I realize that I ought to be writing about Chris Christie, the recently re-elected Republican governor of New Jersey, who has just had a brush with political death. But though I wish Christie well, and though I continue to believe that he is one of the most promising elected conservatives to have emerged in my lifetime, the Republican future rests less on the fate of individuals and more on the fate of ideas. And this week, one of Christie’s fellow presidential aspirants, Florida Sen. Marco Rubio, introduced a genuinely new idea for helping tens of millions of Americans escape poverty.
On Thursday, the 50th anniversary of President Lyndon Baines Johnson’s declaration of a “War on Poverty,” Rubio gave an address that weaved together stories from the lives of his immigrant parents with the barriers to upward mobility facing people very much like them today. “America is still the land of opportunity for most, but it is not a land of opportunity for all,” Rubio told the assembled crowd, drawing on the fact that 70 percent of U.S. children raised in poverty never achieve middle-income status.

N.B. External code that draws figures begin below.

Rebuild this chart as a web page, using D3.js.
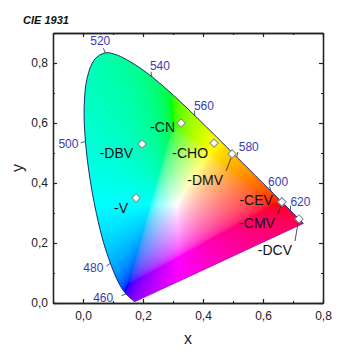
<!DOCTYPE html>
<html>
<head>
<meta charset="utf-8">
<script src="https://cdn.jsdelivr.net/npm/d3@7"></script>
<style>
body { margin: 0; background: #fff; }
text { font-family: "Liberation Sans", Arial, sans-serif; }
</style>
</head>
<body>
<div id="chart"></div>
<script>
// CIE 1931 spectral locus (chromaticity coordinates)
const locusNm = [380, 400, 420, 430, 440, 450, 455, 460, 465, 470, 475, 480, 485, 490, 495, 500, 505, 510, 515, 520, 525, 530, 535, 540, 545, 550, 555, 560, 565, 570, 575, 580, 585, 590, 595, 600, 605, 610, 615, 620, 625, 630, 635, 640, 650, 660, 680, 700];
const locusX = [0.1741, 0.1733, 0.1714, 0.1689, 0.1644, 0.1566, 0.1510, 0.1440, 0.1355, 0.1241, 0.1096, 0.0913, 0.0687, 0.0454, 0.0235, 0.0082, 0.0039, 0.0139, 0.0389, 0.0743, 0.1142, 0.1547, 0.1929, 0.2296, 0.2658, 0.3016, 0.3373, 0.3731, 0.4087, 0.4441, 0.4788, 0.5125, 0.5448, 0.5752, 0.6029, 0.6270, 0.6482, 0.6658, 0.6801, 0.6915, 0.7006, 0.7079, 0.7140, 0.7190, 0.7260, 0.7300, 0.7334, 0.7347];
const locusY = [0.0050, 0.0048, 0.0051, 0.0069, 0.0109, 0.0177, 0.0227, 0.0297, 0.0399, 0.0578, 0.0868, 0.1327, 0.2007, 0.2950, 0.4127, 0.5384, 0.6548, 0.7502, 0.8120, 0.8338, 0.8262, 0.8059, 0.7816, 0.7543, 0.7243, 0.6923, 0.6589, 0.6245, 0.5896, 0.5547, 0.5202, 0.4866, 0.4544, 0.4242, 0.3965, 0.3725, 0.3514, 0.3340, 0.3197, 0.3083, 0.2993, 0.2920, 0.2859, 0.2809, 0.2740, 0.2700, 0.2666, 0.2653];

// wavelengths labelled on the locus
const labelNm = [460, 480, 500, 520, 540, 560, 580, 600, 620];

// marked samples
const pointNames = ['CN', 'DBV', 'CHO', 'DMV', 'V', 'CEV', 'CMV', 'DCV'];
const pointX = [0.327, 0.197, 0.437, 0.497, 0.177, 0.663, 0.663, 0.720];
const pointY = [0.600, 0.530, 0.533, 0.497, 0.350, 0.337, 0.337, 0.280];

const xTicks = [0, 0.2, 0.4, 0.6, 0.8];
const yTicks = [0, 0.2, 0.4, 0.6, 0.8];
const xMinor = [-0.1, 0.1, 0.3, 0.5, 0.7];
const yMinor = [0.1, 0.3, 0.5, 0.7, 0.9];

// layout: label offsets in px (dx,dy of text end from point) and leader flag
const labelLayout = {
    CN: [-6, 4, false], DBV: [-9, 9, false], CHO: [-6, 10, false], DMV: [-9, 26, true],
    V: [-8, 10, false], CEV: [-9, -2, false], CMV: [-7, 21, true], DCV: [-7, 31, true]
};
const nmLayout = {
    460: [-13, 4, 'end'], 480: [-7, 5, 'end'], 500: [-7, 2, 'end'], 520: [-5, -12, 'middle'],
    540: [-2, -11, 'start'], 560: [-1, -10, 'start'], 580: [2, -10, 'start'], 600: [-3, -9, 'start'], 620: [0, -9, 'start']
};

const width = 358, height = 360;
const marginLeft = 53, marginTop = 33, plotW = 270, plotH = 270;

const x = d3.scaleLinear().domain([-0.1, 0.8]).range([marginLeft, marginLeft + plotW]);
const y = d3.scaleLinear().domain([0, 0.9]).range([marginTop + plotH, marginTop]);

const svg = d3.select('#chart').append('svg')
    .attr('width', width)
    .attr('height', height);

// colour field: xy -> sRGB
function xyToRgb(cx, cy) {
    const X = cx / cy, Y = 1, Z = (1 - cx - cy) / cy;
    let r = 3.2406 * X - 1.5372 * Y - 0.4986 * Z;
    let g = -0.9689 * X + 1.8758 * Y + 0.0415 * Z;
    let b = 0.0557 * X - 0.2040 * Y + 1.0570 * Z;
    const m = Math.min(r, g, b);
    if (m < 0) { r -= m; g -= m; b -= m; }
    const M = Math.max(r, g, b);
    const gam = v => {
        v = v / M;
        v = v <= 0.0031308 ? 12.92 * v : 1.055 * Math.pow(v, 1 / 2.4) - 0.055;
        return Math.round(Math.max(0, Math.min(1, v)) * 255);
    };
    return [gam(r), gam(g), gam(b)];
}

const canvas = document.createElement('canvas');
canvas.width = plotW;
canvas.height = plotH;
const ctx = canvas.getContext('2d');
const img = ctx.createImageData(plotW, plotH);
for (let j = 0; j < plotH; j++) {
    for (let i = 0; i < plotW; i++) {
        const cx = x.invert(marginLeft + i + 0.5);
        const cy = Math.max(y.invert(marginTop + j + 0.5), 0.002);
        const c = xyToRgb(cx, cy);
        const k = (j * plotW + i) * 4;
        img.data[k] = c[0];
        img.data[k + 1] = c[1];
        img.data[k + 2] = c[2];
        img.data[k + 3] = 255;
    }
}
ctx.putImageData(img, 0, 0);

const locus = locusNm.map((nm, i) => [locusX[i], locusY[i]]);
const line = d3.line().x(d => x(d[0])).y(d => y(d[1])).curve(d3.curveCatmullRom);

svg.append('clipPath').attr('id', 'locus-clip')
    .append('path').attr('d', line(locus) + 'Z');

svg.append('image')
    .attr('x', marginLeft)
    .attr('y', marginTop)
    .attr('width', plotW)
    .attr('height', plotH)
    .attr('href', canvas.toDataURL())
    .attr('clip-path', 'url(#locus-clip)');

svg.append('path')
    .attr('d', line(locus))
    .attr('fill', 'none')
    .attr('stroke', '#1c2a6e')
    .attr('stroke-width', 1);

svg.append('line')
    .attr('x1', x(locusX[0])).attr('y1', y(locusY[0]))
    .attr('x2', x(locusX[locusX.length - 1])).attr('y2', y(locusY[locusY.length - 1]))
    .attr('stroke', '#8a1fb0')
    .attr('stroke-width', 0.8);

// wavelength labels
const nmG = svg.append('g');
labelNm.forEach(nm => {
    const i = locusNm.indexOf(nm);
    const px = x(locusX[i]), py = y(locusY[i]);
    const [dx, dy, anchor] = nmLayout[nm];
    const len = Math.hypot(dx, dy);
    nmG.append('line')
        .attr('x1', px).attr('y1', py)
        .attr('x2', px + dx * 5 / len).attr('y2', py + dy * 5 / len)
        .attr('stroke', '#1c2a6e').attr('stroke-width', 0.8);
    nmG.append('text')
        .attr('x', px + dx).attr('y', py + dy)
        .attr('dy', '0.35em')
        .attr('text-anchor', anchor)
        .attr('font-size', 12)
        .attr('fill', '#3b3bb0')
        .text(nm);
});

// sample points
const ptG = svg.append('g');
pointNames.forEach((name, i) => {
    const px = x(pointX[i]), py = y(pointY[i]);
    const [dx, dy, leader] = labelLayout[name];
    if (leader) {
        ptG.append('line')
            .attr('x1', px + dx + 3).attr('y1', py + dy - 9)
            .attr('x2', px - 1).attr('y2', py + 4)
            .attr('stroke', '#222').attr('stroke-width', 0.8);
    }
});
pointNames.forEach((name, i) => {
    const px = x(pointX[i]), py = y(pointY[i]);
    const [dx, dy] = labelLayout[name];
    ptG.append('path')
        .attr('d', d3.symbol(d3.symbolSquare, 34)())
        .attr('transform', `translate(${px},${py}) rotate(45)`)
        .attr('fill', '#fff')
        .attr('stroke', '#8a8a8a')
        .attr('stroke-width', 1);
    ptG.append('text')
        .attr('x', px + dx).attr('y', py + dy)
        .attr('dy', '0.35em')
        .attr('text-anchor', 'end')
        .attr('font-size', 14)
        .attr('fill', '#111')
        .text('-' + name);
});

// axes
const fmt = d => d3.format('.1f')(d).replace('.', ',').replace('-0,0', '0,0');
const axisStyle = g => {
    g.select('.domain').attr('stroke', '#222').attr('stroke-width', 1.3);
    g.selectAll('.tick line').attr('stroke', '#222').attr('stroke-width', 1.2);
    g.selectAll('.tick text').attr('fill', '#222').attr('font-size', 12)
        .attr('font-family', '"Liberation Sans", Arial, sans-serif');
};

svg.append('g').attr('transform', `translate(0,${marginTop + plotH})`)
    .call(d3.axisBottom(x).tickValues(xTicks).tickFormat(fmt).tickSizeInner(-4).tickSizeOuter(0).tickPadding(8))
    .call(axisStyle);
svg.append('g').attr('transform', `translate(0,${marginTop + plotH})`)
    .call(d3.axisBottom(x).tickValues(xMinor).tickFormat('').tickSizeInner(-2).tickSizeOuter(0))
    .call(axisStyle);
svg.append('g').attr('transform', `translate(0,${marginTop})`)
    .call(d3.axisTop(x).tickValues(xTicks).tickFormat('').tickSizeInner(-4).tickSizeOuter(0))
    .call(axisStyle);
svg.append('g').attr('transform', `translate(0,${marginTop})`)
    .call(d3.axisTop(x).tickValues(xMinor).tickFormat('').tickSizeInner(-2).tickSizeOuter(0))
    .call(axisStyle);

svg.append('g').attr('transform', `translate(${marginLeft},0)`)
    .call(d3.axisLeft(y).tickValues(yTicks).tickFormat(fmt).tickSizeInner(-4).tickSizeOuter(0).tickPadding(5))
    .call(axisStyle);
svg.append('g').attr('transform', `translate(${marginLeft},0)`)
    .call(d3.axisLeft(y).tickValues(yMinor).tickFormat('').tickSizeInner(-2).tickSizeOuter(0))
    .call(axisStyle);
svg.append('g').attr('transform', `translate(${marginLeft + plotW},0)`)
    .call(d3.axisRight(y).tickValues(yTicks).tickFormat('').tickSizeInner(-4).tickSizeOuter(0))
    .call(axisStyle);
svg.append('g').attr('transform', `translate(${marginLeft + plotW},0)`)
    .call(d3.axisRight(y).tickValues(yMinor).tickFormat('').tickSizeInner(-2).tickSizeOuter(0))
    .call(axisStyle);

// axis titles
svg.append('text')
    .attr('x', marginLeft + plotW / 2)
    .attr('y', 344)
    .attr('text-anchor', 'middle')
    .attr('font-size', 16)
    .attr('fill', '#222')
    .text('x');
svg.append('text')
    .attr('transform', `translate(23,${marginTop + plotH / 2}) rotate(-90)`)
    .attr('text-anchor', 'middle')
    .attr('font-size', 16)
    .attr('fill', '#222')
    .text('y');

svg.append('text')
    .attr('x', 23)
    .attr('y', 24)
    .attr('font-size', 11)
    .attr('font-weight', 'bold')
    .attr('font-style', 'italic')
    .attr('fill', '#111')
    .text('CIE 1931');
</script>
</body>
</html>
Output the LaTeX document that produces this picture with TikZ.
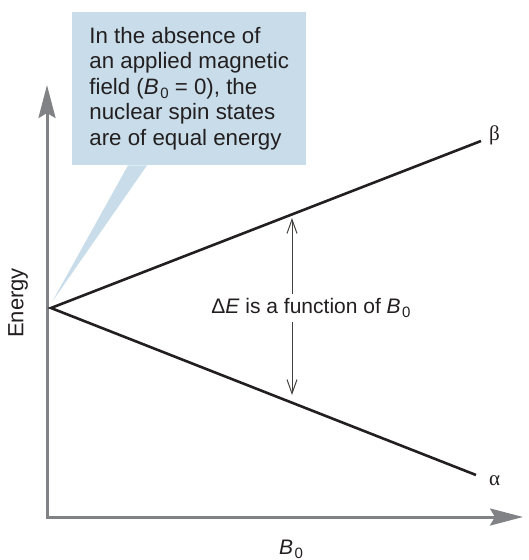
\documentclass[tikz,border=0pt]{standalone}
\usepackage{fontspec}
\setmainfont{Liberation Sans}
\newfontfamily\greekfont{Liberation Serif}
\usetikzlibrary{arrows.meta,positioning}
\definecolor{axisGray}{HTML}{808285}
\definecolor{calloutBlue}{HTML}{C8DDE9}
\definecolor{lineBlack}{HTML}{231F20}
\newcommand{\Bnought}{\textit{B}\kern1.5pt\raisebox{-0.35ex}{\fontsize{15}{15}\selectfont 0}}

\begin{document}
\begin{tikzpicture}[
  x=1pt, y=-1pt,
  font=\fontsize{21}{25.5}\selectfont, text=lineBlack,
  axis/.style={draw=axisGray, line width=3pt, line join=miter, {Stealth[length=33pt,width=17pt,inset=5pt]}-{Stealth[length=33pt,width=17pt,inset=5pt]}},
  level/.style={draw=lineBlack, line width=2.6pt, line join=miter},
  gap/.style={draw=lineBlack!85, line width=1pt, {Straight Barb[length=14pt,width=10pt]}-{Straight Barb[length=14pt,width=10pt]}},
  callout/.style={fill=calloutBlue, align=left, inner xsep=16pt, minimum width=234pt, minimum height=153pt, anchor=north west, font=\fontsize{22.3}{25.5}\selectfont},
  lbl/.style={inner sep=0pt},
]
\useasboundingbox (0,0) rectangle (528,560);

% axes
\coordinate (O) at (47,517);
\coordinate (ytip) at (47,85);
\coordinate (xtip) at (523,517);
\draw[axis] (ytip) -- (O) -- (xtip);
\node[lbl, rotate=90, font=\fontsize{22}{22}\selectfont] (energy) at (18,303) {Energy};
\node[lbl] (bfield) at (291,549) {\Bnought};

% spin levels
\coordinate (zero) at (51,308);
\coordinate (betaEnd) at (481,141);
\coordinate (alphaEnd) at (476,475);
\draw[level] (betaEnd) -- (zero) -- (alphaEnd);
\node[lbl, anchor=west, font=\fontsize{21}{21}\greekfont] (beta) at ([xshift=8pt,yshift=6pt]betaEnd) {β};
\node[lbl, anchor=west, font=\fontsize{21}{21}\greekfont] (alpha) at ([xshift=13pt,yshift=-6pt]alphaEnd) {α};

% energy gap
\coordinate (gapTop) at (292,218);
\coordinate (gapBot) at (292,395);
\draw[gap] (gapTop) -- (gapBot);
\node[fill=white, inner xsep=2pt, inner ysep=4pt] (deltaE) at (311,308) {Δ\textit{E} is a function of \Bnought};

% callout
\node[callout] (note) at (72,12) {In the absence of\\an applied magnetic\\field (\Bnought{} = 0), the\\nuclear spin states\\are of equal energy};
\coordinate (noteTip) at (52,302);
\fill[calloutBlue] ([xshift=56pt]note.south west) -- ([xshift=75pt]note.south west) -- (noteTip) -- cycle;
\end{tikzpicture}
\end{document}
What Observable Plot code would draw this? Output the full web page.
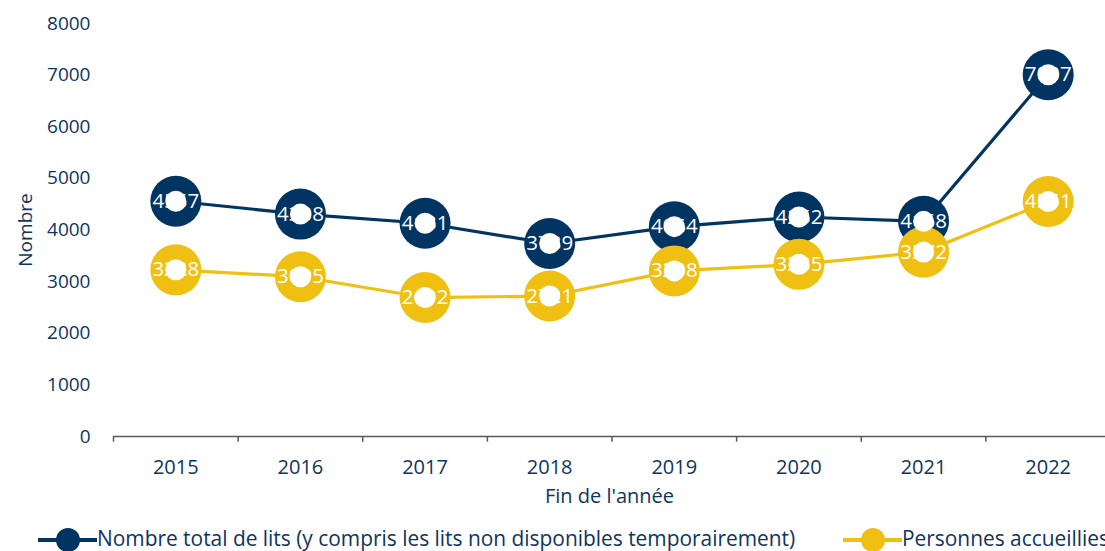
<!DOCTYPE html>
<html>
<head>
<meta charset="utf-8">
<script src="https://cdn.jsdelivr.net/npm/d3@7"></script>
<script src="https://cdn.jsdelivr.net/npm/@observablehq/plot@0.6"></script>
<style>
  html, body { margin: 0; padding: 0; background: #fff; overflow: hidden; width: 1105px; height: 551px; }
  #chart { position: absolute; left: 0; top: 0; }
  #legend { position: absolute; left: 0; top: 525px; width: 1105px; height: 26px; white-space: nowrap; font-family: "Open Sans", sans-serif; font-size: 20.9px; color: #0e3560; line-height: 26px; }
  .item { position: absolute; top: 0; display: flex; align-items: center; }
  .item svg { display: block; }
</style>
</head>
<body>
<div id="chart"></div>
<div id="legend"></div>
<script>
const years = ["2015", "2016", "2017", "2018", "2019", "2020", "2021", "2022"];
const totalLits = [4557, 4308, 4131, 3739, 4064, 4252, 4168, 7007];
const accueillies = [3228, 3095, 2692, 2721, 3208, 3335, 3572, 4551];
const yTicks = [0, 1000, 2000, 3000, 4000, 5000, 6000, 7000, 8000];
const seriesNames = ["Nombre total de lits (y compris les lits non disponibles temporairement)", "Personnes accueillies"];
const colors = ["#003462", "#EFC012"];

const data = [];
years.forEach((y, i) => {
  data.push({year: y, value: totalLits[i], series: seriesNames[0]});
  data.push({year: y, value: accueillies[i], series: seriesNames[1]});
});
const step = (1110 - 113) / years.length;

const plot = Plot.plot({
  width: 1105,
  height: 512,
  marginLeft: 113,
  marginRight: 0,
  marginTop: 23,
  marginBottom: 76,
  style: {fontFamily: "'Open Sans', sans-serif", fontSize: "20px", color: "#0e3560", background: "transparent", overflow: "visible"},
  x: {type: "band", domain: years, range: [113, 1110], padding: 0, round: false},
  y: {domain: [0, 8000], range: [436, 23]},
  color: {domain: seriesNames, range: colors},
  marks: [
    Plot.axisY({ticks: yTicks, tickSize: 0, tickPadding: 23, tickFormat: d => String(d), label: "Nombre", labelAnchor: "center", labelOffset: 95, labelArrow: "none", fontSize: 19}),
    Plot.axisX({tickSize: 0, tickPadding: 23, label: "Fin de l'année", labelAnchor: "center", labelOffset: 66, labelArrow: "none", fontSize: 20}),
    Plot.ruleY([0], {stroke: "#595959", strokeWidth: 1.5}),
    Plot.ruleX(years, {x: d => d, dx: -step / 2, y1: 0, y2: -110, stroke: "#595959", strokeWidth: 1.5}),
    Plot.ruleX(years.slice(-1), {x: d => d, dx: step / 2, y1: 0, y2: -110, stroke: "#595959", strokeWidth: 1.5}),
    Plot.line(data, {x: "year", y: "value", z: "series", stroke: "series", strokeWidth: 3.2}),
    Plot.dot(data, {x: "year", y: "value", fill: "series", r: 25.5, stroke: "none"}),
    Plot.dot(data, {x: "year", y: "value", fill: "white", r: 10.5, stroke: "none"}),
    Plot.text(data, {x: "year", y: "value", text: d => String(d.value), fill: "white", fontSize: 20.5})
  ]
});
document.getElementById("chart").appendChild(plot);

// legend
const legend = document.getElementById("legend");
const lefts = [38, 843];
seriesNames.forEach((name, i) => {
  const item = document.createElement("div");
  item.className = "item";
  item.style.left = lefts[i] + "px";
  item.innerHTML = `<svg width="59" height="26"><line x1="0" x2="59" y1="15" y2="15" stroke="${colors[i]}" stroke-width="4"/><circle cx="30" cy="15" r="12" fill="${colors[i]}"/></svg><span>${name}</span>`;
  legend.appendChild(item);
});
</script>
</body>
</html>
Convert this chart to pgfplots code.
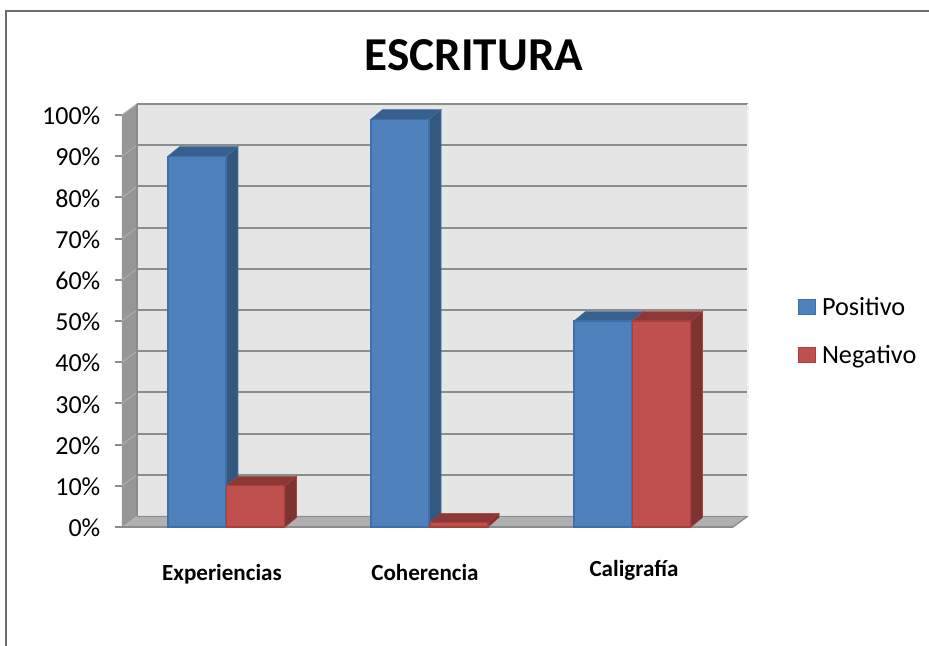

Conservatives are known for celebrating American exceptionalism, and Rubio does so himself. Yet in this speech, he raised a number of awkward truths, like the fact that more Canadians surpass their parents’ incomes than Americans. Moreover, he offered a clear-eyed, if not complete, diagnosis of the reasons why so many Americans raised at the bottom of the income distribution remain stuck there. In the past, the U.S. economy was dynamic enough to replace jobs lost to automation or offshoring with new jobs. Yet that dynamism has suffered in recent years, and the result has been a series of jobless recoveries, each more disappointing than the last. After decades during which the educational attainment of Americans steadily increased, educational gains have stagnated. Nonmarital childbearing has grown more common, a seemingly self-reinforcing development in which the diminished economic prospects for less-skilled men make them less attractive as partners, and the sons of single mothers find it exceptionally difficult to stay in school.
Recognizing the complexity of the problems facing poor Americans, Rubio doesn’t propose a single silver bullet for fighting poverty. Rather, he calls for a two-pronged approach that rewards those who step on the first rungs of the economic ladder by taking low-wage jobs, and gives state and local governments more flexibility in meeting the needs of their most vulnerable citizens.
Though there are major details to be ironed out, Rubio’s basic idea is to consolidate anti-poverty programs into a single Flex Fund, which would be disbursed to state governments to design and fund their own anti-poverty initiatives. At the same time, he calls for replacing the earned income tax credit with a federal wage enhancement designed to raise the effective hourly wage for low-wage jobs. Rubio states that whereas the EITC offers very little to single workers without children, his wage enhancement would help increase disposable income. And whereas the EITC arrives in the form of a lump sum payment, the wage enhancement would come with every paycheck.